• Source code of charts:
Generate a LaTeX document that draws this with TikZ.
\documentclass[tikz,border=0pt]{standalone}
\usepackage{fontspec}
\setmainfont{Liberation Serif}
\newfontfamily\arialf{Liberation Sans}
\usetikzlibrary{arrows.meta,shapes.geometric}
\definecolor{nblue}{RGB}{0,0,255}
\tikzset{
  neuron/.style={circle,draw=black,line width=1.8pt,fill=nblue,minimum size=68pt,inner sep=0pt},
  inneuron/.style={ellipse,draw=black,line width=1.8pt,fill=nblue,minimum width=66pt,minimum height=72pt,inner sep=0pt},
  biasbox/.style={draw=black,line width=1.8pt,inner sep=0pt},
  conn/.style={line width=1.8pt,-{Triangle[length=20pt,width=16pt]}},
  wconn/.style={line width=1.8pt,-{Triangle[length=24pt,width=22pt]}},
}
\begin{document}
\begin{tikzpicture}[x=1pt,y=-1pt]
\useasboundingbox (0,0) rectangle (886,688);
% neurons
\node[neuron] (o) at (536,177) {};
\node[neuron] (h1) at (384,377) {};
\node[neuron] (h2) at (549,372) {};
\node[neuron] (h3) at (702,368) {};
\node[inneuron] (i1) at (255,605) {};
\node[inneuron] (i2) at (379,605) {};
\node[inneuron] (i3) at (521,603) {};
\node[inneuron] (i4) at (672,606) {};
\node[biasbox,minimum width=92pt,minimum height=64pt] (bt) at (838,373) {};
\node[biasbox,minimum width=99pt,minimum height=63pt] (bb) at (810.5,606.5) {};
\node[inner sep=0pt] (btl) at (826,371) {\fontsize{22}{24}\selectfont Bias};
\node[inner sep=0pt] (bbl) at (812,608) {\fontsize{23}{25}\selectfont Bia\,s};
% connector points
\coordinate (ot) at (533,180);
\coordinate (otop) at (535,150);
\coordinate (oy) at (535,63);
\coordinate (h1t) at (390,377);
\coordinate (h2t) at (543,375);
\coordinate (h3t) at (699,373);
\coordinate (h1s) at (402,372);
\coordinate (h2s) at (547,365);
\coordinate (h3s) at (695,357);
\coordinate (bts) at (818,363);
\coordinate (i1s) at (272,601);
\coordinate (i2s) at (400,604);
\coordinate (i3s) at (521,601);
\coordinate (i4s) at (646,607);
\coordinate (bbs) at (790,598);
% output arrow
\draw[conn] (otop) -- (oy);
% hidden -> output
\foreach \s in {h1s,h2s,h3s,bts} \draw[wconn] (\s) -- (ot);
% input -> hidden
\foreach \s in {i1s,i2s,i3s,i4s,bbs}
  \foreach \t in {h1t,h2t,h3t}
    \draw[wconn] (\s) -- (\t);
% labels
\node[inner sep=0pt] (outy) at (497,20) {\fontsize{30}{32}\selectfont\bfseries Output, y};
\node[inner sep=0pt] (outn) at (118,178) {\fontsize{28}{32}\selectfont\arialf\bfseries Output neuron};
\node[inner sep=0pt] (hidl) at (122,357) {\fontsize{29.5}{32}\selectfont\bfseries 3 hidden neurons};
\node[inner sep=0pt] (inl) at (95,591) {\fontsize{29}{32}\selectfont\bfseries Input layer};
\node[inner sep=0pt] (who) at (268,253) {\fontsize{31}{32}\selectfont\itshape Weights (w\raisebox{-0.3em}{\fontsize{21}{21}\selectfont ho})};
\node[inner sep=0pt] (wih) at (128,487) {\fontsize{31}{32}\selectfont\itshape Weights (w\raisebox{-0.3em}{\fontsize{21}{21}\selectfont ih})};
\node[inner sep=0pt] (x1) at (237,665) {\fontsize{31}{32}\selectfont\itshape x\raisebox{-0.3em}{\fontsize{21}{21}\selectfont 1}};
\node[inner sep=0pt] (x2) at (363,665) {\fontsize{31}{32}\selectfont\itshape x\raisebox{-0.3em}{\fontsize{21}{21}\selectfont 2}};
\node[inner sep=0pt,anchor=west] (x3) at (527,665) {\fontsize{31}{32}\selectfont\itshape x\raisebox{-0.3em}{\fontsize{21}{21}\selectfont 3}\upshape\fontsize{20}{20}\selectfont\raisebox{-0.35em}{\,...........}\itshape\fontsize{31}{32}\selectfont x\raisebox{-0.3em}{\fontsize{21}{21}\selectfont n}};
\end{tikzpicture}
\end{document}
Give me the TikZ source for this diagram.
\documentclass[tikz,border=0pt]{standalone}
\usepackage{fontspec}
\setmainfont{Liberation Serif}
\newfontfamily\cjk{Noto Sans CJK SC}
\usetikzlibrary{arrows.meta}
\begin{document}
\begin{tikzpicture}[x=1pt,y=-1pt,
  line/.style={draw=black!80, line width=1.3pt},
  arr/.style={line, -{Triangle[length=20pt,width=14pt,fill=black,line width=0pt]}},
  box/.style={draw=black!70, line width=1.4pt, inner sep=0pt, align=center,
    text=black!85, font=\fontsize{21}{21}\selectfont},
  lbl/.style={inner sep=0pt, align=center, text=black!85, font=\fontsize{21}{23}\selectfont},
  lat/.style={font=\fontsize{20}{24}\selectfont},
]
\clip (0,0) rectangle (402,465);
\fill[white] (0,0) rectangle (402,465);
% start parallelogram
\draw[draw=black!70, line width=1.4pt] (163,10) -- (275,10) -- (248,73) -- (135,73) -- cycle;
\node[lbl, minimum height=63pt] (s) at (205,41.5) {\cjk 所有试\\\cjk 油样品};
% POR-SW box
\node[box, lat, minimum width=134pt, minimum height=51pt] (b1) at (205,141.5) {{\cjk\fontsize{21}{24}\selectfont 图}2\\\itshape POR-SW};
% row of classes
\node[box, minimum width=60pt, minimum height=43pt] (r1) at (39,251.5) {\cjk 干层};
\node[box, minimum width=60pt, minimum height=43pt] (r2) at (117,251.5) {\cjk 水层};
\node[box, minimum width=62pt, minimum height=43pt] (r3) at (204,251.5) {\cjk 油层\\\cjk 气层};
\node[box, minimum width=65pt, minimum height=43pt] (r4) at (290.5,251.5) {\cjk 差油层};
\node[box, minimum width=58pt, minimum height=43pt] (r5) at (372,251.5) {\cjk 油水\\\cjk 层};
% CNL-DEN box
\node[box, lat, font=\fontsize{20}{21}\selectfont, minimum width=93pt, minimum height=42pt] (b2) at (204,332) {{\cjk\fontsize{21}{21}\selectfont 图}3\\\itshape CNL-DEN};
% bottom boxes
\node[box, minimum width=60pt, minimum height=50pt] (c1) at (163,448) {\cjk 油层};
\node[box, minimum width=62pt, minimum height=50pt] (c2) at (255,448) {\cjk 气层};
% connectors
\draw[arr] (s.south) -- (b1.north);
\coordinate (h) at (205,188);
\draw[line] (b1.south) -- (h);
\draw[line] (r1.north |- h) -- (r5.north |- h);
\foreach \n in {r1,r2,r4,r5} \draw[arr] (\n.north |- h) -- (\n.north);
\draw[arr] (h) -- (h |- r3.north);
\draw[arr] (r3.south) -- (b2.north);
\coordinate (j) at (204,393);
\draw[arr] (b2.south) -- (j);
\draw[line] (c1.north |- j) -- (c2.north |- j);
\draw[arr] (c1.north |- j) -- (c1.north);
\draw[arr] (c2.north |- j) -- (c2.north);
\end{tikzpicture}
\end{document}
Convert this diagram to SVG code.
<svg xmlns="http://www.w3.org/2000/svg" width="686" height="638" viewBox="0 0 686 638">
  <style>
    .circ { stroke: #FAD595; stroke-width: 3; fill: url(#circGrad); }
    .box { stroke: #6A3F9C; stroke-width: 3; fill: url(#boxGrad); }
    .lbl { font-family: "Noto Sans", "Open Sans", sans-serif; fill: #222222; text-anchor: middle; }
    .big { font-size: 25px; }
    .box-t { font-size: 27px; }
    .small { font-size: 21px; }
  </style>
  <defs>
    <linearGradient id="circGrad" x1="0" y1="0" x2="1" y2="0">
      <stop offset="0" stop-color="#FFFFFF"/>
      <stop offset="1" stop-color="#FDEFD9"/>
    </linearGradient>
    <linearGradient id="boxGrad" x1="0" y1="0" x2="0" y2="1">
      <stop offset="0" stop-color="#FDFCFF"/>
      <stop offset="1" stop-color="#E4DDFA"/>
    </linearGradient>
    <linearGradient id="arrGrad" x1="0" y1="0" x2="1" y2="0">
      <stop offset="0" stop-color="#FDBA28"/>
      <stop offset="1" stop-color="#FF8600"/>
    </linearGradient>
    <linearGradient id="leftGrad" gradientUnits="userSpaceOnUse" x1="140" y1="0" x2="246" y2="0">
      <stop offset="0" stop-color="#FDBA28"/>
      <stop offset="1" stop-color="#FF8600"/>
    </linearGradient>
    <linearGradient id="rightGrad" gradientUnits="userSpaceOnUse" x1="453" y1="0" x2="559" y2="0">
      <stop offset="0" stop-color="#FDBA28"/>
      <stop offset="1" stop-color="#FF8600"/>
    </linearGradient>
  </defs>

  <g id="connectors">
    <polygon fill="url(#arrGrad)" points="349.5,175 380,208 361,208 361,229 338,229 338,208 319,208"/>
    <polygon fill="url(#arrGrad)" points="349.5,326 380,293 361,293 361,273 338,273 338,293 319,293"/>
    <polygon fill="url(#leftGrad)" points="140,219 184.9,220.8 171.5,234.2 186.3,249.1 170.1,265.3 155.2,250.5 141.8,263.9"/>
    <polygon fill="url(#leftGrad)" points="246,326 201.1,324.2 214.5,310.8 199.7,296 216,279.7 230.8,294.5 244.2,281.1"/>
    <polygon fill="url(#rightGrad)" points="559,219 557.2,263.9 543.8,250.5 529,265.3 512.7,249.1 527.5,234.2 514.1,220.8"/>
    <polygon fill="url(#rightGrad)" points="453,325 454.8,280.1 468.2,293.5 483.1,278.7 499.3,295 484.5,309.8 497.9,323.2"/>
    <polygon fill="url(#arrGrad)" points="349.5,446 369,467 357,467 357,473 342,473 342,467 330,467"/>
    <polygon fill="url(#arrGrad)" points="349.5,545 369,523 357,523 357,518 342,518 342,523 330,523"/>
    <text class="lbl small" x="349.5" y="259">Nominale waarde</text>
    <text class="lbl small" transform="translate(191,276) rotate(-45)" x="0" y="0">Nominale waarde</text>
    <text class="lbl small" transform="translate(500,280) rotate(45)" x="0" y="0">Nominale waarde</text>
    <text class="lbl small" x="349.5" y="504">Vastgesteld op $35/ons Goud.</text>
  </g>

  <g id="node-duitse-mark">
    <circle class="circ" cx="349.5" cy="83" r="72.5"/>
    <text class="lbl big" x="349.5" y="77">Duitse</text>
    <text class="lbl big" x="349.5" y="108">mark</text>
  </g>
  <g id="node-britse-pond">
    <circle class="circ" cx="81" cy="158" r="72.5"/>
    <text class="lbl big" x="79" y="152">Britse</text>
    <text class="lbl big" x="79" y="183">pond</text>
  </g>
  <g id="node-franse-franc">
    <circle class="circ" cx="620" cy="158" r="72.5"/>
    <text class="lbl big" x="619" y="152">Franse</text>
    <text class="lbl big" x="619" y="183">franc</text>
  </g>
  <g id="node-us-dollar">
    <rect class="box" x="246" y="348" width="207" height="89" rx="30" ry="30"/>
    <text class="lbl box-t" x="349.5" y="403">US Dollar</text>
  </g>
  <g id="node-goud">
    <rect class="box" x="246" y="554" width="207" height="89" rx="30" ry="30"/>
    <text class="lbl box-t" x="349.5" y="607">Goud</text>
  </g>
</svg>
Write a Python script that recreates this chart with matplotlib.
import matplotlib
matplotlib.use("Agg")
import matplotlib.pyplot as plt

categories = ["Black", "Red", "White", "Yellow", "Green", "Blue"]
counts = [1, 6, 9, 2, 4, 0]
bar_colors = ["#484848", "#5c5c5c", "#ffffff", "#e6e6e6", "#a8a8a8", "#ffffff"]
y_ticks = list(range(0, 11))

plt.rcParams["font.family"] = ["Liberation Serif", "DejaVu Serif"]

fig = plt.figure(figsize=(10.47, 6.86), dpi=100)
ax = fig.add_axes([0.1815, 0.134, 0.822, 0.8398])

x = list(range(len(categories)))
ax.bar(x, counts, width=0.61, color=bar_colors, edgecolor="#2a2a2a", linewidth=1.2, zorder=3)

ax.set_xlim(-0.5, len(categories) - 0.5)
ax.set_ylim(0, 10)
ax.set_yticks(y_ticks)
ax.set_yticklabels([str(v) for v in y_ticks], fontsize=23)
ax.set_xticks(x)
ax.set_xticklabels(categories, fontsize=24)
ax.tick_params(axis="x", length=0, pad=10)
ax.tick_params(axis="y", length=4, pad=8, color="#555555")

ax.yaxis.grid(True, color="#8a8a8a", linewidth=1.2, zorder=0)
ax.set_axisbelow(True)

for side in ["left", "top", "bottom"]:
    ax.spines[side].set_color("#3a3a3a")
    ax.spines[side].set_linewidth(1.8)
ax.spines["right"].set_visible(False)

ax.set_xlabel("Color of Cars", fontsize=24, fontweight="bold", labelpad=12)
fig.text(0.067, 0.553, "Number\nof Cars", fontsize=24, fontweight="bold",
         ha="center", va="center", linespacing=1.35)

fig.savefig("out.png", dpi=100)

• Short exercise:
Reproduce, word for word, only the lines from the one that contains "Write a Python" through the final line.

• Result for this exercise:
Write a Python script that recreates this chart with matplotlib.
import matplotlib
matplotlib.use("Agg")
import matplotlib.pyplot as plt

categories = ["Black", "Red", "White", "Yellow", "Green", "Blue"]
counts = [1, 6, 9, 2, 4, 0]
bar_colors = ["#484848", "#5c5c5c", "#ffffff", "#e6e6e6", "#a8a8a8", "#ffffff"]
y_ticks = list(range(0, 11))

plt.rcParams["font.family"] = ["Liberation Serif", "DejaVu Serif"]

fig = plt.figure(figsize=(10.47, 6.86), dpi=100)
ax = fig.add_axes([0.1815, 0.134, 0.822, 0.8398])

x = list(range(len(categories)))
ax.bar(x, counts, width=0.61, color=bar_colors, edgecolor="#2a2a2a", linewidth=1.2, zorder=3)

ax.set_xlim(-0.5, len(categories) - 0.5)
ax.set_ylim(0, 10)
ax.set_yticks(y_ticks)
ax.set_yticklabels([str(v) for v in y_ticks], fontsize=23)
ax.set_xticks(x)
ax.set_xticklabels(categories, fontsize=24)
ax.tick_params(axis="x", length=0, pad=10)
ax.tick_params(axis="y", length=4, pad=8, color="#555555")

ax.yaxis.grid(True, color="#8a8a8a", linewidth=1.2, zorder=0)
ax.set_axisbelow(True)

for side in ["left", "top", "bottom"]:
    ax.spines[side].set_color("#3a3a3a")
    ax.spines[side].set_linewidth(1.8)
ax.spines["right"].set_visible(False)

ax.set_xlabel("Color of Cars", fontsize=24, fontweight="bold", labelpad=12)
fig.text(0.067, 0.553, "Number\nof Cars", fontsize=24, fontweight="bold",
         ha="center", va="center", linespacing=1.35)

fig.savefig("out.png", dpi=100)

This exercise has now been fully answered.